I use MongoDB + PHP for a “facebookish” newsfeed with different kinds of feeds (post, photo, poll, etc.) and with comments.
Each feed belongs to some “channel” – currently it could be user or group (there may be more containers in future).
Any user can subscribe for any channel or unsibscribe from it.
Now let’s say there’re tons of channels and tons of feeds. What is the best structure for channels/feeds/comments?
I’m thinking about two approaches:
1) Feeds collection with list of subscribers in each feed:
feeds:
[
{date_added: ...,
last_update: ...,
title: ...,
text: ...,
channel: ...,
channel_subscribers: [...],
comments_subscribers: [...],
comments: [...]
},
{...},
{...},
{...}
]
If I want to get last feeds:
db.feeds.find({date_added: "this week", channel_subscribers: "my_login"});
If I want to get feeds with new comments:
db.feeds.find({last_update: "this week", comments_subscribers: "my_login"});
Pros:
- Simple and fast readings?
Cons:
- When I want to subscribe/unsibscribe for/from a channel, I have to run
trough all feeds and push/pull my name from list of
channel_subscribers; it could be slow if I have tons of feeds
2) Separate “channels” collection:
Same thing but keep list of subscribers in channel collection:
channels:
[
{channel_id:..., last_update: ..., subscribers: [...]},
{channel_id:..., last_update: ..., subscribers: [...]}
]
First I have to query last updated channels:
subscribes = db.channels.find({last_update: "today", subscribers: "my_login"})
Now find my feeds:
db.feeds.find({channel: {$in: subscribes}], date_added: "today"})
Pros:
- Simple, fast and more safe subscribing/unsubsribing;
Cons:
- I feel I should avoid $in because it’s slow(?), especially when I have lots of
subscribes to put inside of this operator.

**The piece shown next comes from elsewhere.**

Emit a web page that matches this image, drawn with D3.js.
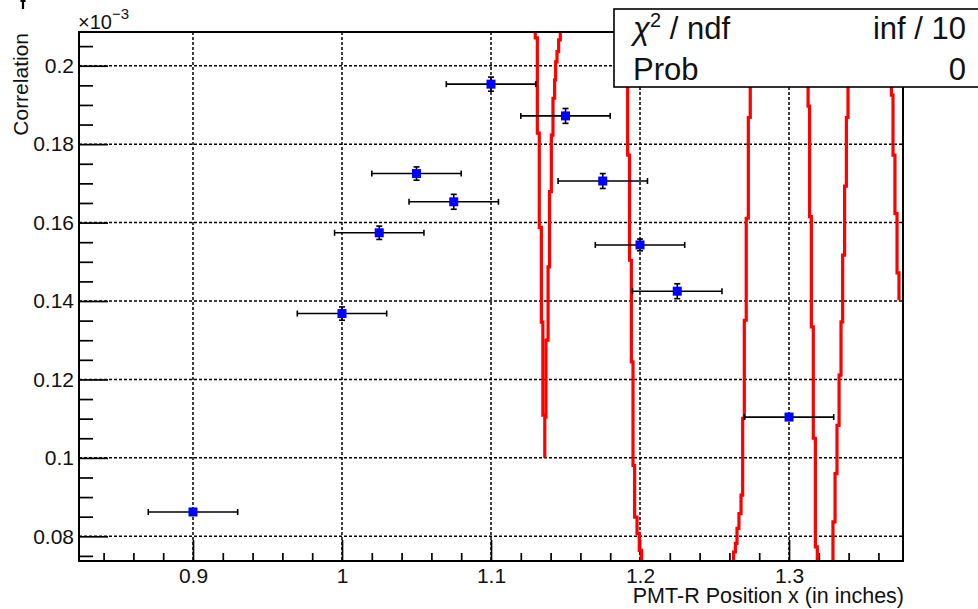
<!DOCTYPE html>
<html lang="en">
<head>
<meta charset="utf-8" />
<style>
  body { margin: 0; background: #fff; }
  svg { display: block; font-family: "Liberation Sans", Arial, Helvetica, sans-serif; }
</style>
</head>
<body>
<svg width="978" height="609"></svg>
<script src="https://d3js.org/d3.v7.min.js"></script>
<script>
// measured points (correlation in units of 1e-3)
var xPos = [0.9, 1.0, 1.025, 1.05, 1.075, 1.1, 1.15, 1.175, 1.2, 1.225, 1.3];
var corr = [0.0862, 0.1368, 0.1574, 0.1725, 0.1653, 0.1953, 0.1872, 0.1706, 0.1543, 0.1425, 0.1104];
var xErr = [0.03, 0.03, 0.03, 0.03, 0.03, 0.03, 0.03, 0.03, 0.03, 0.03, 0.03];
var yErr = [0.0006, 0.0017, 0.0017, 0.0017, 0.0019, 0.0018, 0.0019, 0.0019, 0.0015, 0.0019, 0.0006];

// fit function branches: run x positions and y break points (run i spans y[i]..y[i+1])
var fitA_x = [1.1297, 1.1311, 1.1324, 1.1338, 1.1348, 1.1361];
var fitA_y = [0.211, 0.2071, 0.1828, 0.1588, 0.1346, 0.1109, 0.1];
var fitB_x = [1.1465, 1.1454, 1.1443, 1.1434, 1.1427, 1.1416, 1.1405, 1.1393, 1.1383, 1.1369];
var fitB_y = [0.211, 0.2066, 0.2036, 0.2010, 0.1964, 0.1917, 0.1823, 0.1679, 0.1487, 0.1300, 0.1100];
var fitC_x = [1.1917, 1.1930, 1.1942, 1.1953, 1.1964, 1.1980, 1.1995, 1.2011];
var fitC_y = [0.211, 0.1772, 0.1504, 0.1245, 0.0981, 0.0849, 0.0807, 0.0764, 0.072];
var fitD_x = [1.2740, 1.2727, 1.2713, 1.2700, 1.2689, 1.2678, 1.2664, 1.2651, 1.2640, 1.2628];
var fitD_y = [0.211, 0.1868, 0.1611, 0.1351, 0.1101, 0.0905, 0.0858, 0.0820, 0.0782, 0.0760, 0.072];
var fitE_x = [1.3128, 1.3138, 1.3150, 1.3163, 1.3177, 1.3190];
var fitE_y = [0.211, 0.1897, 0.1615, 0.1334, 0.1050, 0.0773, 0.072];
var fitF_x = [1.3396, 1.3385, 1.3373, 1.3360, 1.3349, 1.3336, 1.3322, 1.3309, 1.3295];
var fitF_y = [0.211, 0.1868, 0.1693, 0.1517, 0.1347, 0.1211, 0.1083, 0.0960, 0.0837, 0.072];
var fitG_x = [1.3687, 1.3698, 1.3711, 1.3725, 1.3738];
var fitG_y = [0.211, 0.1925, 0.1772, 0.1623, 0.1472, 0.1402];

var xTicks = [0.9, 1.0, 1.1, 1.2, 1.3];
var xTickLabels = ["0.9", "1", "1.1", "1.2", "1.3"];
var yTicks = [0.08, 0.1, 0.12, 0.14, 0.16, 0.18, 0.2];
var yTickLabels = ["0.08", "0.1", "0.12", "0.14", "0.16", "0.18", "0.2"];

var statRows = [["\u03c7", "inf / 10"], ["Prob", "0"]];

(function () {
  var svg = d3.select("svg");
  var fl = 79, fr = 903, ft = 32, fb = 561;

  var x = d3.scaleLinear().domain([0.8235, 1.3765]).range([fl, fr]);
  var y = d3.scaleLinear().domain([0.0737, 0.2086]).range([fb, ft]);

  svg.append("defs").append("clipPath").attr("id", "frame")
    .append("rect").attr("x", fl).attr("y", ft)
    .attr("width", fr - fl).attr("height", fb - ft);

  // grid
  var grid = svg.append("g").attr("stroke", "#000").attr("stroke-width", 1.5)
    .attr("stroke-dasharray", "3,2");
  grid.selectAll(".gx").data(xTicks).enter().append("line")
    .attr("x1", d => x(d)).attr("x2", d => x(d)).attr("y1", ft).attr("y2", fb);
  grid.selectAll(".gy").data(yTicks).enter().append("line")
    .attr("y1", d => y(d)).attr("y2", d => y(d)).attr("x1", fl).attr("x2", fr);

  // minor ticks
  var xMinor = d3.range(0.84, 1.38, 0.02).filter(v => Math.abs(v * 10 - Math.round(v * 10)) > 1e-6);
  var yMinor = d3.range(0.075, 0.21, 0.005).filter(v => Math.abs(v * 50 - Math.round(v * 50)) > 1e-6);

  var xAxisMinor = svg.append("g").attr("transform", "translate(0," + fb + ")")
    .call(d3.axisBottom(x).tickValues(xMinor).tickSize(-8).tickFormat(""));
  var yAxisMinor = svg.append("g").attr("transform", "translate(" + fl + ",0)")
    .call(d3.axisLeft(y).tickValues(yMinor).tickSize(-14).tickFormat(""));

  var xAxis = svg.append("g").attr("transform", "translate(0," + fb + ")")
    .call(d3.axisBottom(x).tickValues(xTicks).tickSize(-21).tickPadding(7)
      .tickFormat((d, i) => xTickLabels[i]));
  var yAxis = svg.append("g").attr("transform", "translate(" + fl + ",0)")
    .call(d3.axisLeft(y).tickValues(yTicks).tickSize(-29).tickPadding(5)
      .tickFormat((d, i) => yTickLabels[i]));

  [xAxisMinor, yAxisMinor, xAxis, yAxis].forEach(function (g) {
    g.select(".domain").remove();
    g.selectAll(".tick line").attr("stroke", "#000").attr("stroke-width", 1.7);
    g.selectAll("text").attr("font-size", 21).attr("fill", "#111")
      .attr("font-family", "'Liberation Sans', Arial, sans-serif");
  });

  // fit curves
  var line = d3.line().x(d => x(d[0])).y(d => y(d[1]));
  var fits = [[fitA_x, fitA_y], [fitB_x, fitB_y], [fitC_x, fitC_y], [fitD_x, fitD_y],
    [fitE_x, fitE_y], [fitF_x, fitF_y], [fitG_x, fitG_y]];
  var fitG = svg.append("g").attr("clip-path", "url(#frame)");
  fits.forEach(function (f) {
    var pts = [];
    f[0].forEach(function (xv, i) {
      pts.push([xv, f[1][i]]);
      pts.push([xv, f[1][i + 1]]);
    });
    fitG.append("path").attr("d", line(pts)).attr("fill", "none")
      .attr("stroke", "#ff0000").attr("stroke-width", 3.2);
  });

  // error bars and markers
  var pts = xPos.map((v, i) => ({ x: v, y: corr[i], ex: xErr[i], ey: yErr[i] }));
  var eb = svg.append("g").attr("stroke", "#000").attr("stroke-width", 1.6);
  pts.forEach(function (p) {
    var cx = x(p.x), cy = y(p.y);
    var x0 = x(p.x - p.ex), x1 = x(p.x + p.ex);
    var y0 = y(p.y - p.ey), y1 = y(p.y + p.ey);
    eb.append("line").attr("x1", x0).attr("x2", x1).attr("y1", cy).attr("y2", cy);
    eb.append("line").attr("x1", x0).attr("x2", x0).attr("y1", cy - 3).attr("y2", cy + 3);
    eb.append("line").attr("x1", x1).attr("x2", x1).attr("y1", cy - 3).attr("y2", cy + 3);
    eb.append("line").attr("x1", cx).attr("x2", cx).attr("y1", y0).attr("y2", y1);
    eb.append("line").attr("x1", cx - 3).attr("x2", cx + 3).attr("y1", y0).attr("y2", y0);
    eb.append("line").attr("x1", cx - 3).attr("x2", cx + 3).attr("y1", y1).attr("y2", y1);
  });
  svg.append("g").selectAll("rect").data(pts).enter().append("rect")
    .attr("x", d => x(d.x) - 4.5).attr("y", d => y(d.y) - 4.5)
    .attr("width", 9).attr("height", 9).attr("fill", "#0000ff");

  // frame
  svg.append("rect").attr("x", fl).attr("y", ft)
    .attr("width", fr - fl).attr("height", fb - ft)
    .attr("fill", "none").attr("stroke", "#000").attr("stroke-width", 2);

  // exponent label
  var expo = svg.append("text").attr("x", 78).attr("y", 29).attr("font-size", 20).attr("fill", "#111");
  expo.append("tspan").text("\u00d710");
  expo.append("tspan").attr("dy", -10).attr("font-size", 15).text("\u22123");

  // axis titles
  svg.append("text").attr("transform", "translate(28," + (ft + 1) + ") rotate(-90)")
    .attr("text-anchor", "end").attr("font-size", 21).attr("fill", "#111").text("Correlation");
  svg.append("text").attr("x", 904).attr("y", 603).attr("text-anchor", "end")
    .attr("font-size", 21.5).attr("fill", "#111").text("PMT-R Position x (in inches)");

  // stray mark of a clipped title
  svg.append("path").attr("d", "M20.5,0.8H25.5M23,0V9").attr("stroke", "#000").attr("stroke-width", 2.2);

  // stats box
  var box = svg.append("g");
  box.append("rect").attr("x", 614).attr("y", 9).attr("width", 380).attr("height", 78)
    .attr("fill", "#fff").attr("stroke", "#000").attr("stroke-width", 1.6);
  var rowY = [39, 80];
  statRows.forEach(function (r, i) {
    var t = box.append("text").attr("x", 633).attr("y", rowY[i]).attr("font-size", 31).attr("fill", "#111");
    if (i === 0) {
      t.append("tspan").attr("font-style", "italic").text(r[0]);
      t.append("tspan").attr("dy", -12).attr("font-size", 20).text("2");
      t.append("tspan").attr("dy", 12).text(" / ndf");
    } else {
      t.text(r[0]);
    }
    box.append("text").attr("x", 966).attr("y", rowY[i]).attr("text-anchor", "end")
      .attr("font-size", 31).attr("fill", "#111").text(r[1]);
  });
})();
</script>
</body>
</html>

3) Keep user subscribes in users collection (so each user has an array of his own subscribes)
users:
[
{_id: ..., login: ..., email: ..., subscribes: [...]}
]
Cons:
– in this case we’ll have even bigger array to put inside of $in than in previous (#2) approach.
4) Your suggestions?
OK I’ll answer by myself. I tried to make a test on my laptop Windows 7 32 bit / 2GB RAM.
I created a “feeds” collection and filled it with 500 feeds:
Each “subscribers” array have a list of 2000 short random string names.
First I have to mention that my DB increased in size from 60Mb to 1.5Gb.
Then when I run a shell command
db.feeds.ensureIndex({subscribers: 1})it hanged for ~3 minutes and then stopped with error:"can't map file memory - mongo requires 64 bit build for larger datasets".So it’s definately not a good idea to create such large multikey fields inside of mongo’s documents.